== Direction ==
Report how many lines include the word "matplotlib", and nothing besides that number.

== Dataset records ==
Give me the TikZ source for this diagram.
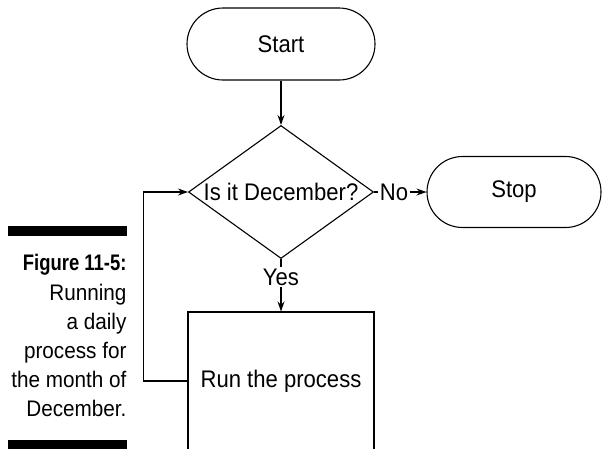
\documentclass[tikz,border=0pt]{standalone}
\usepackage{fontspec}
\setmainfont{Liberation Sans}[FakeStretch=0.92]
\newfontfamily\capfont[FakeStretch=0.92]{Liberation Sans}
\newfontfamily\capboldfont[FakeStretch=0.82]{Liberation Sans}
\usetikzlibrary{shapes.geometric,arrows.meta}
\begin{document}
\begin{tikzpicture}[x=1pt,y=-1pt,
  line width=1.1pt,
  every node/.style={font=\fontsize{24}{28}\selectfont},
  term/.style={draw, rectangle, inner sep=0pt},
  decision/.style={draw, diamond, inner sep=0pt, aspect=1.39, minimum width=185pt, minimum height=133pt},
  procbox/.style={draw, rectangle, inner sep=0pt, minimum width=186pt, minimum height=138pt},
  lbl/.style={inner sep=1pt},
  arr/.style={-{Stealth[length=10pt,width=7pt]}},
  capline/.style={anchor=base east, inner sep=0pt, font={\capfont\fontsize{22.5}{26}\selectfont}},
  capbold/.style={anchor=base east, inner sep=0pt, font={\capboldfont\bfseries\fontsize{22.5}{26}\selectfont}},
  bar/.style={fill=black, draw=none}]
\path[use as bounding box] (0,0) rectangle (607,448);
\clip (0,0) rectangle (607,448);

% flowchart
\node[term, rounded corners=36pt, minimum width=188pt, minimum height=72pt] (start) at (281,44) {Start};
\node[decision] (dec) at (281,192) {Is it December?};
\node[term, rounded corners=35.5pt, minimum width=174pt, minimum height=71pt] (stop) at (514,192) {Stop};
\node[procbox] (proc) at (281,381) {Run the process};
\node[lbl] (no) at (394,192) {No};
\node[lbl] (yes) at (281,277) {Yes};

\draw[arr] (start.south) -- (dec.north);
\draw (dec.east) -- (no.west);
\draw[arr] (no.east) -- (stop.west);
\draw (dec.south) -- (yes.north);
\draw[arr] (yes.south) -- (proc.north);
\draw[arr] (proc.west) -- ++(-44,0) |- (dec.west);

% caption
\fill[bar] (8,226) rectangle (127,236);
\fill[bar] (8,440) rectangle (127,452);
\node[capbold] (c0) at (127,270) {Figure 11-5:};
\node[capline] (c1) at (127,300) {Running};
\node[capline] (c2) at (127,329) {a daily};
\node[capline] (c3) at (127,358) {process for};
\node[capline] (c4) at (127,387) {the month of};
\node[capline] (c5) at (127,416) {December.};
\end{tikzpicture}
\end{document}
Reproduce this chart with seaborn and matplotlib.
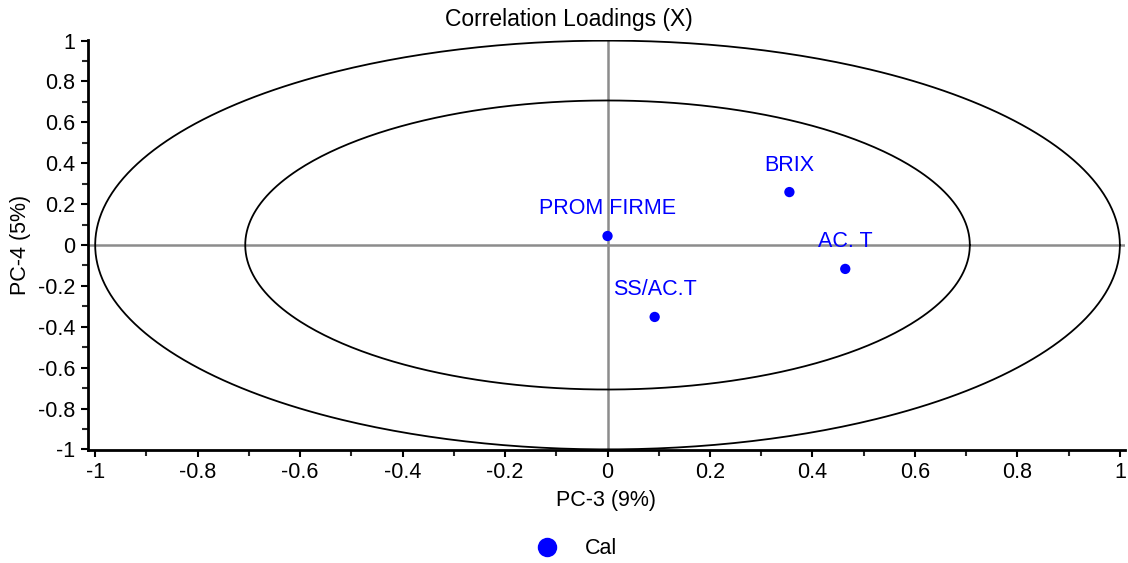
import numpy as np
import pandas as pd
import matplotlib
matplotlib.use("Agg")
import matplotlib.pyplot as plt
import seaborn as sns
from matplotlib.lines import Line2D

variables = ["PROM FIRME", "BRIX", "AC. T", "SS/AC.T"]
pc3 = [0.0, 0.355, 0.464, 0.092]
pc4 = [0.044, 0.259, -0.117, -0.352]
group = ["Cal", "Cal", "Cal", "Cal"]
ticks = [-1, -0.8, -0.6, -0.4, -0.2, 0, 0.2, 0.4, 0.6, 0.8, 1]
tick_labels = ["-1", "-0.8", "-0.6", "-0.4", "-0.2", "0", "0.2", "0.4", "0.6", "0.8", "1"]
ellipse_radii = [1.0, np.sqrt(0.5)]

sns.set_theme(style="white")
plt.rcParams["font.family"] = ["Liberation Sans", "DejaVu Sans"]

df = pd.DataFrame({"PC-3": pc3, "PC-4": pc4, "Variable": variables, "Group": group})

fig = plt.figure(figsize=(11.28, 5.63), dpi=100)
ax = fig.add_axes([88 / 1128, 1 - 450 / 563, (1125 - 88) / 1128, (450 - 39.6) / 563])

# reference lines
ax.axhline(0, color="#8c8c8c", lw=1.8, zorder=1)
ax.axvline(0, color="#8c8c8c", lw=1.8, zorder=1)

# ellipses (circles in data units)
t = np.linspace(0, 2 * np.pi, 500)
for r in ellipse_radii:
    ax.plot(r * np.cos(t), r * np.sin(t), color="black", lw=1.3, zorder=2)

sns.scatterplot(data=df, x="PC-3", y="PC-4", hue="Group", palette={"Cal": "#0000ff"},
                s=55, edgecolor="none", ax=ax, zorder=3, legend=False)

for xv, yv, name in zip(pc3, pc4, variables):
    ax.annotate(name, (xv, yv), xytext=(0, 15.5), textcoords="offset points",
                ha="center", va="baseline", color="#0000ff", fontsize=15.5)

ax.set_xlim(-1.014, 1.01)
ax.set_ylim(-1.003, 1.005)
ax.set_xticks(ticks)
ax.set_xticklabels(tick_labels)
ax.set_yticks(ticks)
ax.set_yticklabels(tick_labels)
ax.set_xticks(np.arange(-0.9, 1.0, 0.2), minor=True)
ax.set_yticks(np.arange(-0.9, 1.0, 0.2), minor=True)
ax.tick_params(axis="both", which="major", direction="out", length=5, width=1.5,
               labelsize=15.5, colors="black", pad=4, bottom=True, left=True)
ax.tick_params(axis="both", which="minor", direction="out", length=4, width=1.5,
               bottom=True, left=True)

for side in ["top", "right"]:
    ax.spines[side].set_visible(False)
for side in ["left", "bottom"]:
    ax.spines[side].set_visible(True)
    ax.spines[side].set_color("black")
    ax.spines[side].set_linewidth(2)

ax.set_xlabel("PC-3 (9%)", fontsize=15.5, color="black", labelpad=5)
ax.set_ylabel("PC-4 (5%)", fontsize=15.5, color="black", labelpad=5)
fig.text(569 / 1128, 1 - 19.5 / 563, "Correlation Loadings (X)", fontsize=16.5,
         color="black", ha="center", va="center")

handle = Line2D([], [], marker="o", color="none", markerfacecolor="#0000ff",
                markeredgecolor="none", markersize=14)
fig.legend([handle], ["Cal"], loc="center left", bbox_to_anchor=(506 / 1128, 0.025),
           frameon=False, fontsize=15.5, handletextpad=0.75, labelcolor="black")

fig.savefig("out.png", dpi=100)
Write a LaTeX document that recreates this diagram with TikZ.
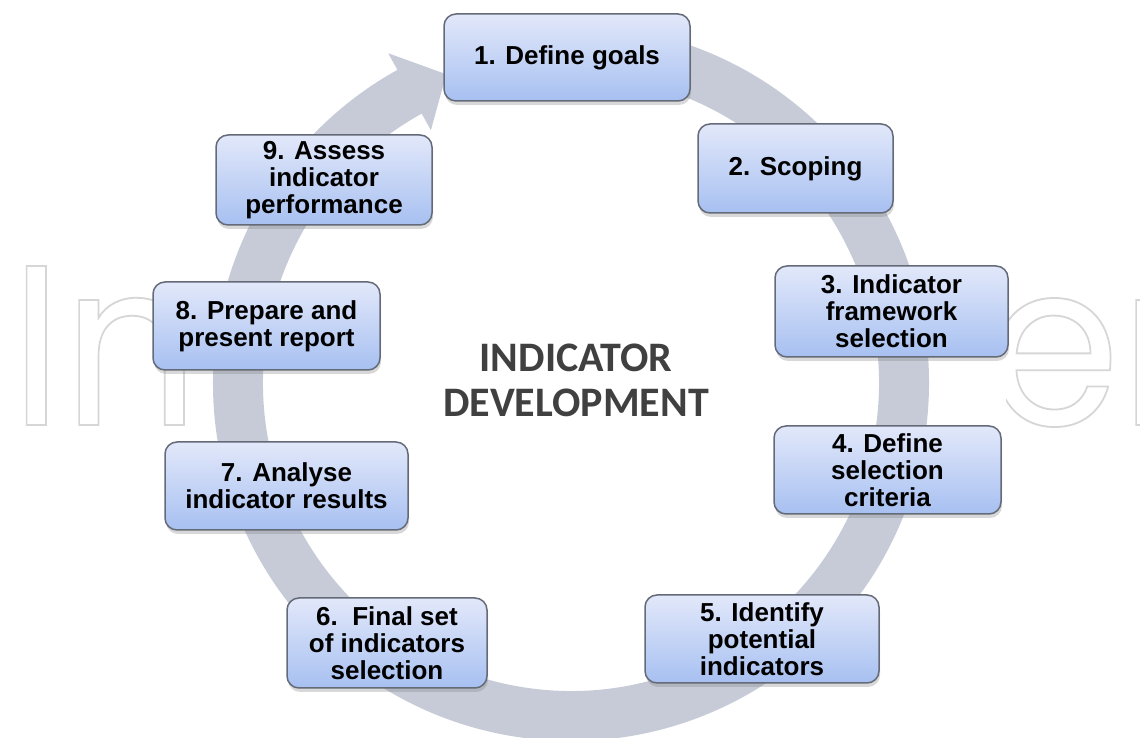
\documentclass[tikz,border=0pt]{standalone}
\usepackage{fontspec}
\setmainfont{Liberation Sans}
\newfontfamily\titlefont{Carlito}
\newfontfamily\wmfont{Poppins}
\usetikzlibrary{shadows}
\definecolor{ringcol}{HTML}{C6CBD7}
\definecolor{boxline}{HTML}{646A77}
\definecolor{boxtop}{HTML}{E2E8FA}
\definecolor{boxbot}{HTML}{A7C0F1}
\definecolor{titlecol}{HTML}{404040}
\definecolor{wmcol}{HTML}{D6D6D6}
\newcommand{\outlinetext}[1]{\special{pdf:literal direct 1 Tr 1.8 w}\scalebox{0.936}[1]{#1}\special{pdf:literal direct 0 Tr}}
\tikzset{
  stepbox/.style={draw=boxline, line width=1.5pt, rounded corners=12pt,
    top color=boxtop, bottom color=boxbot, align=center, inner sep=0pt,
    font=\bfseries\fontsize{26}{27}\selectfont,
    drop shadow={shadow xshift=1pt, shadow yshift=-4pt, opacity=0.3}},
  titletext/.style={align=center, inner sep=0pt, text=titlecol,
    font=\titlefont\bfseries\fontsize{42}{45}\selectfont},
  wmtext/.style={inner sep=0pt, anchor=base west, text=wmcol,
    font=\wmfont\fontsize{228}{228}\selectfont}
}
\begin{document}
\begin{tikzpicture}[x=1pt,y=1pt]
\useasboundingbox[fill=white] (0,0) rectangle (1140,738);
% watermark
\begin{scope}
  \clip (0,0) rectangle (213,738) (1006,0) rectangle (1140,738);
  \node[wmtext] (wm) at (10,313) {\outlinetext{IntechOpen}};
\end{scope}
% circular arrow
\begin{scope}[shift={(571,355)}]
  \fill[ringcol] (85:358) arc[start angle=85, end angle=-241, radius=358]
    -- (-241:377) -- (-248:333) -- (-241:289) -- (-241:308)
    arc[start angle=-241, end angle=85, radius=308] -- cycle;
\end{scope}
% title
\node[titletext, anchor=north] (title) at (576,394) {INDICATOR\\DEVELOPMENT};
% steps
\node[stepbox, minimum width=246, minimum height=87] (s1) at (567,680.5) {1. Define goals};
\node[stepbox, minimum width=195, minimum height=89] (s2) at (795.5,569.5) {2. Scoping};
\node[stepbox, minimum width=233, minimum height=91] (s3) at (891.5,426.5) {3. Indicator\\framework\\selection};
\node[stepbox, minimum width=227, minimum height=88] (s4) at (887.5,268) {4. Define\\selection\\criteria};
\node[stepbox, minimum width=234, minimum height=88] (s5) at (762,99) {5. Identify\\potential\\indicators};
\node[stepbox, minimum width=200, minimum height=90] (s6) at (387,95) {6.\ \ Final set\\of indicators\\selection};
\node[stepbox, minimum width=243, minimum height=88] (s7) at (286.5,252) {7. Analyse\\indicator results};
\node[stepbox, minimum width=227, minimum height=88] (s8) at (266.5,412) {8. Prepare and\\present report};
\node[stepbox, minimum width=216, minimum height=90] (s9) at (324,558) {9. Assess\\indicator\\performance};
\end{tikzpicture}
\end{document}
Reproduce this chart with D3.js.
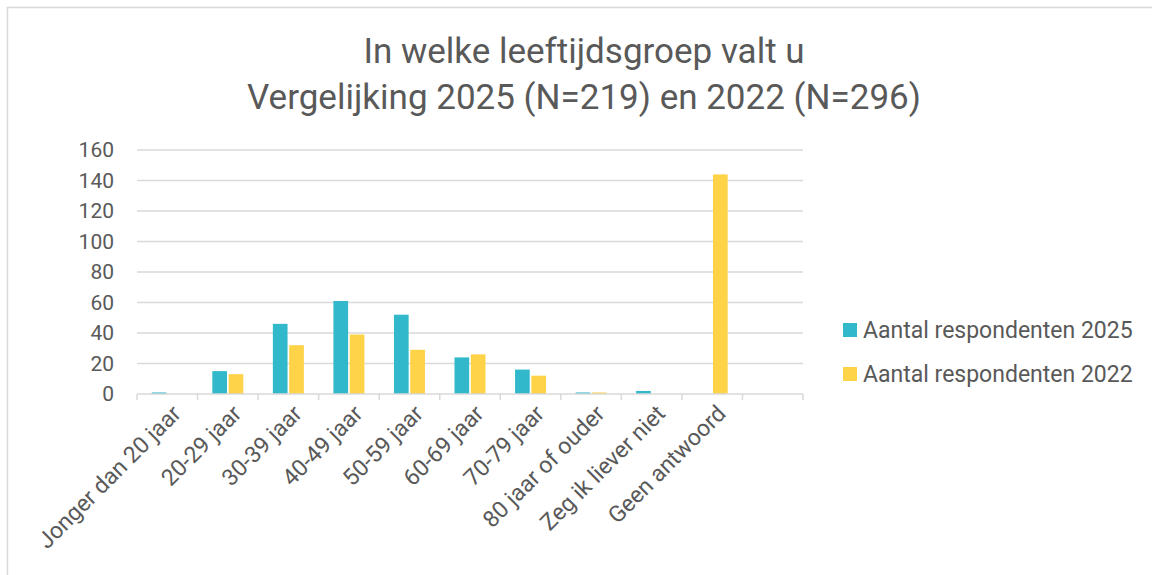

== Worked solution ==
5